Start Listed records

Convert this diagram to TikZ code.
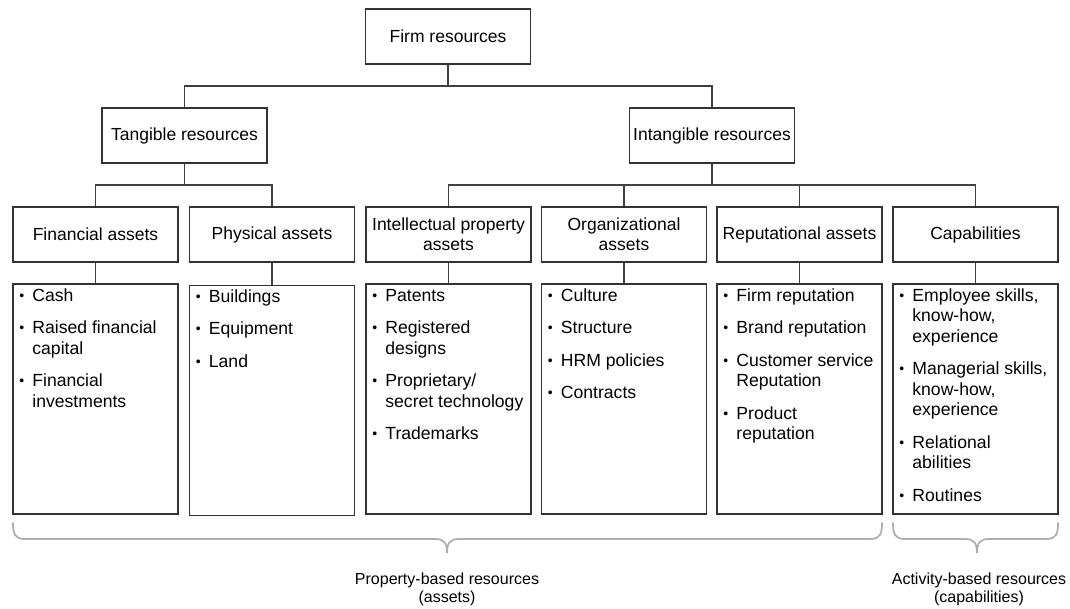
\documentclass[tikz,border=0pt]{standalone}
\usepackage{fontspec}
\setmainfont{Liberation Sans}
\usetikzlibrary{calc}

% type sizes
\newcommand{\boxfont}{\fontsize{17.5}{20}\selectfont}
\newcommand{\listfont}{\fontsize{17.6}{20.5}\selectfont}
\newcommand{\notefont}{\fontsize{16}{18}\selectfont}
% bullet list set as a two-column table: bullet | text
\newcommand{\blist}[1]{\begin{tabular}[t]{@{}p{13pt}@{}l@{}}#1\end{tabular}}
\newcommand{\bu}{{\fontsize{14}{14}\selectfont\raisebox{1pt}{•}}}
\newcommand{\gap}{\\[12pt]}

\begin{document}
\begin{tikzpicture}[x=1pt, y=-1pt,
  hbox/.style={draw=black!80, line width=1.6pt, minimum width=165pt,
    minimum height=55pt, inner sep=0pt, align=center, font=\boxfont},
  listbox/.style={draw=black!80, line width=1.6pt, minimum width=165pt,
    minimum height=230pt, inner sep=0pt},
  listtext/.style={anchor=base west, inner sep=0pt, font=\listfont, align=left},
  link/.style={draw=black!75, line width=1.7pt},
  elbow/.style={to path={(\tikztostart) |- ($(\tikztostart)!0.5!(\tikztotarget)$) -| (\tikztotarget)}},
  brace/.style={draw=black!32, line width=1.7pt, line cap=round},
  note/.style={align=center, inner sep=0pt, font=\notefont}]

\useasboundingbox (0,0) rectangle (1070,609);

% top levels
\node[hbox] (firm)   at (448,36.5)  {Firm resources};
\node[hbox] (tang)   at (184.5,135.5) {Tangible resources};
\node[hbox] (intang) at (712,135.5) {Intangible resources};

% resource categories
\node[hbox] (fin)  at (95.5,234.5)  {Financial assets};
\node[hbox] (phys) at (272,234.5)   {Physical assets};
\node[hbox] (ip)   at (448.5,234.5) {Intellectual property\\assets};
\node[hbox] (org)  at (624,234.5)   {Organizational\\assets};
\node[hbox] (rep)  at (799.5,234.5) {Reputational assets};
\node[hbox] (cap)  at (975.5,234.5) {Capabilities};

% item boxes
\node[listbox] (finL)  at (95.5,399)  {};
\node[listbox] (physL) at (272,400.5) {};
\node[listbox] (ipL)   at (448.5,399) {};
\node[listbox] (orgL)  at (624,399)   {};
\node[listbox] (repL)  at (799.5,399) {};
\node[listbox] (capL)  at (975.5,399) {};

\node[listtext] (finT) at ($(finL.north west)+(7,18)$) {\blist{%
  \bu & Cash\gap
  \bu & Raised financial\\ & capital\gap
  \bu & Financial\\ & investments}};
\node[listtext] (physT) at ($(physL.north west)+(7,17.5)$) {\blist{%
  \bu & Buildings\gap
  \bu & Equipment\gap
  \bu & Land}};
\node[listtext] (ipT) at ($(ipL.north west)+(7,18)$) {\blist{%
  \bu & Patents\gap
  \bu & Registered\\ & designs\gap
  \bu & Proprietary/\\ & secret technology\gap
  \bu & Trademarks}};
\node[listtext] (orgT) at ($(orgL.north west)+(7,18)$) {\blist{%
  \bu & Culture\gap
  \bu & Structure\gap
  \bu & HRM policies\gap
  \bu & Contracts}};
\node[listtext] (repT) at ($(repL.north west)+(7,18)$) {\blist{%
  \bu & Firm reputation\gap
  \bu & Brand reputation\gap
  \bu & Customer service\\ & Reputation\gap
  \bu & Product\\ & reputation}};
\node[listtext] (capT) at ($(capL.north west)+(7,18)$) {\blist{%
  \bu & Employee skills,\\ & know-how,\\ & experience\gap
  \bu & Managerial skills,\\ & know-how,\\ & experience\gap
  \bu & Relational\\ & abilities\gap
  \bu & Routines}};

% hierarchy connectors
\path[link] (firm.south) to[elbow] (tang.north);
\path[link] (firm.south) to[elbow] (intang.north);
\path[link] (tang.south) to[elbow] (fin.north);
\path[link] (tang.south) to[elbow] (phys.north);
\path[link] (intang.south) to[elbow] (ip.north);
\path[link] (intang.south) to[elbow] (org.north);
\path[link] (intang.south) to[elbow] (rep.north);
\path[link] (intang.south) to[elbow] (cap.north);
\foreach \n in {fin,phys,ip,org,rep,cap}
  \path[link] (\n.south) -- (\n L.north);

% grouping braces
\draw[brace] (13,523) .. controls (13,534) and (15,539) .. (25,539)
  -- (435,539) .. controls (444,539) and (447,543) .. (447,553)
  .. controls (447,543) and (450,539) .. (459,539)
  -- (870,539) .. controls (880,539) and (882,534) .. (882,523);
\draw[brace] (893,523) .. controls (893,534) and (895,539) .. (905,539)
  -- (965,539) .. controls (974,539) and (977,543) .. (977,553)
  .. controls (977,543) and (980,539) .. (989,539)
  -- (1046,539) .. controls (1056,539) and (1058,534) .. (1058,523);

\node[note] (prop) at (447,589) {Property-based resources\\(assets)};
\node[note] (act)  at (979,589) {Activity-based resources\\(capabilities)};
\end{tikzpicture}
\end{document}
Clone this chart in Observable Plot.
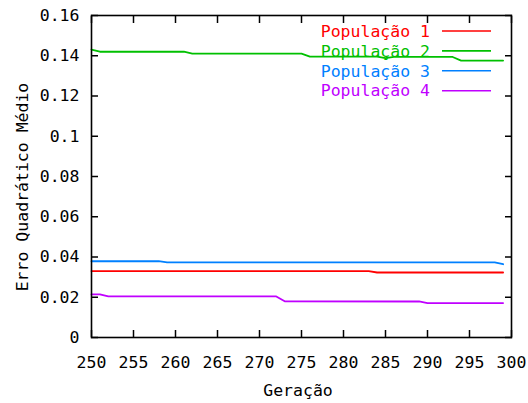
<!DOCTYPE html>
<html><head><meta charset="utf-8">
<script src="https://cdn.jsdelivr.net/npm/d3@7"></script>
<script src="https://cdn.jsdelivr.net/npm/@observablehq/plot@0.6"></script>
<style>body{margin:0;background:#fff}</style>
</head><body><div id="chart"></div>
<script>
const seriesNames = ["População 1", "População 2", "População 3", "População 4"];
const seriesColors = ["#ff0000", "#00c000", "#0080ff", "#c000ff"];

const pop1Gen = [250, 283, 284, 299];
const pop1Val = [0.0330, 0.0330, 0.0323, 0.0323];

const pop2Gen = [250, 251, 261, 262, 275, 276, 284, 285, 286, 293, 294, 299];
const pop2Val = [0.1431, 0.1420, 0.1420, 0.1411, 0.1411, 0.1396, 0.1396, 0.1388, 0.1394, 0.1394, 0.1376, 0.1376];

const pop3Gen = [250, 258, 259, 298, 299];
const pop3Val = [0.0379, 0.0379, 0.0373, 0.0373, 0.0364];

const pop4Gen = [250, 251, 252, 272, 273, 289, 290, 299];
const pop4Val = [0.0214, 0.0214, 0.0204, 0.0204, 0.0180, 0.0179, 0.0171, 0.0171];

const xTicks = [250, 255, 260, 265, 270, 275, 280, 285, 290, 295, 300];
const yTicks = [0, 0.02, 0.04, 0.06, 0.08, 0.1, 0.12, 0.14, 0.16];
const xTitle = "Geração";
const yTitle = "Erro Quadrático Médio";

const gens = [pop1Gen, pop2Gen, pop3Gen, pop4Gen];
const vals = [pop1Val, pop2Val, pop3Val, pop4Val];
const rows = [];
gens.forEach((g, s) => g.forEach((x, i) => rows.push({series: seriesNames[s], gen: x, val: vals[s][i]})));

const FONT = "DejaVu Sans Mono";
const FS = 16.5;

function decorations(index, scales, values, dimensions) {
  const g = d3.create("svg:g").attr("font-family", FONT).attr("font-size", FS);
  const right = dimensions.width - dimensions.marginRight;
  const top = dimensions.marginTop;
  seriesNames.forEach((name, i) => {
    const y = top + 16 + 19.9 * i;
    g.append("text").attr("x", right - 81).attr("y", y).attr("dy", "0.35em")
      .attr("text-anchor", "end").attr("fill", seriesColors[i]).text(name);
    g.append("line").attr("x1", right - 69).attr("x2", right - 20)
      .attr("y1", y).attr("y2", y).attr("stroke", seriesColors[i]).attr("stroke-width", 1.6);
  });
  g.append("text").attr("x", 298).attr("y", 396).attr("text-anchor", "middle").attr("fill", "#000").text(xTitle);
  g.append("text").attr("transform", "translate(28,187) rotate(-90)").attr("text-anchor", "middle").attr("fill", "#000").text(yTitle);
  return g.node();
}

const fmtY = d => String(+d.toFixed(2));

const chart = Plot.plot({
  width: 528,
  height: 403,
  marginLeft: 91,
  marginRight: 17,
  marginTop: 15,
  marginBottom: 66,
  style: {fontFamily: FONT, fontSize: FS + "px", background: "#fff", color: "#000"},
  x: {domain: [250, 300]},
  y: {domain: [0, 0.16]},
  color: {domain: seriesNames, range: seriesColors},
  marks: [
    Plot.axisX({anchor: "bottom", ticks: xTicks, tickSize: 0, tickPadding: 19, label: null}),
    Plot.axisY({anchor: "left", ticks: yTicks, tickSize: 0, tickPadding: 12, tickFormat: fmtY, label: null}),
    Plot.axisX({anchor: "bottom", ticks: xTicks, tickSize: -7, tickFormat: () => "", label: null, strokeWidth: 1.5}),
    Plot.axisX({anchor: "top", ticks: xTicks, tickSize: -7, tickFormat: () => "", label: null, strokeWidth: 1.5}),
    Plot.axisY({anchor: "left", ticks: yTicks, tickSize: -7, tickFormat: () => "", label: null, strokeWidth: 1.5}),
    Plot.axisY({anchor: "right", ticks: yTicks, tickSize: -7, tickFormat: () => "", label: null, strokeWidth: 1.5}),
    Plot.line(rows, {x: "gen", y: "val", z: "series", stroke: "series", strokeWidth: 1.8}),
    Plot.frame({stroke: "#000", strokeWidth: 1.6}),
    decorations
  ]
});
document.getElementById("chart").appendChild(chart);
</script>
</body></html>
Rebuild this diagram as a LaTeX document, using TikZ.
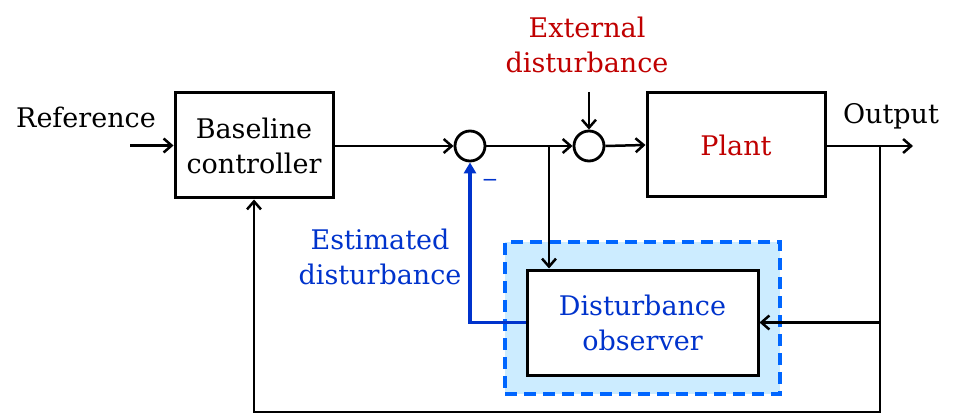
\documentclass[tikz,border=0pt]{standalone}
\usepackage{fontspec}
\setmainfont{DejaVu Serif}
\usetikzlibrary{arrows.meta}
\definecolor{dred}{RGB}{192,0,0}
\definecolor{dblue}{RGB}{0,51,204}
\definecolor{dashblue}{RGB}{0,102,255}
\definecolor{lightblue}{RGB}{204,236,255}
\begin{document}
\begin{tikzpicture}[x=1pt,y=-1pt,
  txt/.style={font=\fontsize{27}{35}\selectfont, align=center, inner sep=0pt},
  blk/.style={draw, line width=3pt, fill=white, txt, inner sep=0pt},
  sumnode/.style={draw, circle, line width=2.8pt, minimum size=30pt, inner sep=0pt},
  arr/.style={line width=2.5pt, -{Straight Barb[length=8pt,width=14pt,line width=2.5pt]}},
  barr/.style={line width=3.6pt, draw=dblue, -{Triangle[length=11pt,width=12pt]}, dblue}
]
\useasboundingbox (0,0) rectangle (954,417);
% dashed observer frame
\node[draw=dashblue, line width=3.2pt, dash pattern=on 12pt off 7pt, fill=lightblue,
      minimum width=275pt, minimum height=152pt] (frame) at (642.5,318) {};
% blocks
\node[blk, minimum width=158pt, minimum height=105pt] (bc) at (254,145.5) {Baseline\\controller};
\node[blk, minimum width=178pt, minimum height=104pt, text=dred] (plant) at (736,145) {Plant};
\node[blk, minimum width=231pt, minimum height=105pt, text=dblue] (obs) at (642.5,322.5) {Disturbance\\observer};
\node[sumnode] (s1) at (470,146) {};
\node[sumnode] (s2) at (589,146) {};
% labels
\node[txt] (ref) at (86,117) {Reference};
\node[txt] (outl) at (891,116) {Output};
\node[txt, text=dred] (ext) at (587,45) {External\\disturbance};
\node[txt, text=dblue] (est) at (380,257) {Estimated\\disturbance};
\node[font=\fontsize{20}{20}\selectfont, text=dblue, inner sep=0pt] (minus) at (490,183) {−};
% coordinates
\coordinate (in) at (130,145.5);
\coordinate (out) at (913,146);
\coordinate (b1) at (549,146);
\coordinate (b2) at (880,146);
\coordinate (bot) at (880,412);
\coordinate (edtop) at (589,92);
% connectors
\draw[arr] (in) -- (bc.west);
\draw[arr] (bc.east |- s1) -- (s1.west);
\draw[arr] (s1.east) -- (s2.west);
\draw[arr] (b1) -- (b1 |- obs.north);
\draw[arr] (s2.east) -- (plant.west);
\draw[arr] (plant.east |- out) -- (out);
\draw[arr] (edtop) -- (s2.north);
\draw[arr] (b2) -- (bot) -| (bc.south);
\draw[arr] (obs.east -| b2) -- (obs.east);
\draw[barr] (obs.west) -| (s1.south);
\end{tikzpicture}
\end{document}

End Listed records

Return the material line for line, from its beginning to the line that contains "(intang) at (712,135.5)", with the pictures left out.

Convert this diagram to TikZ code.
\documentclass[tikz,border=0pt]{standalone}
\usepackage{fontspec}
\setmainfont{Liberation Sans}
\usetikzlibrary{calc}

% type sizes
\newcommand{\boxfont}{\fontsize{17.5}{20}\selectfont}
\newcommand{\listfont}{\fontsize{17.6}{20.5}\selectfont}
\newcommand{\notefont}{\fontsize{16}{18}\selectfont}
% bullet list set as a two-column table: bullet | text
\newcommand{\blist}[1]{\begin{tabular}[t]{@{}p{13pt}@{}l@{}}#1\end{tabular}}
\newcommand{\bu}{{\fontsize{14}{14}\selectfont\raisebox{1pt}{•}}}
\newcommand{\gap}{\\[12pt]}

\begin{document}
\begin{tikzpicture}[x=1pt, y=-1pt,
  hbox/.style={draw=black!80, line width=1.6pt, minimum width=165pt,
    minimum height=55pt, inner sep=0pt, align=center, font=\boxfont},
  listbox/.style={draw=black!80, line width=1.6pt, minimum width=165pt,
    minimum height=230pt, inner sep=0pt},
  listtext/.style={anchor=base west, inner sep=0pt, font=\listfont, align=left},
  link/.style={draw=black!75, line width=1.7pt},
  elbow/.style={to path={(\tikztostart) |- ($(\tikztostart)!0.5!(\tikztotarget)$) -| (\tikztotarget)}},
  brace/.style={draw=black!32, line width=1.7pt, line cap=round},
  note/.style={align=center, inner sep=0pt, font=\notefont}]

\useasboundingbox (0,0) rectangle (1070,609);

% top levels
\node[hbox] (firm)   at (448,36.5)  {Firm resources};
\node[hbox] (tang)   at (184.5,135.5) {Tangible resources};
\node[hbox] (intang) at (712,135.5) {Intangible resources};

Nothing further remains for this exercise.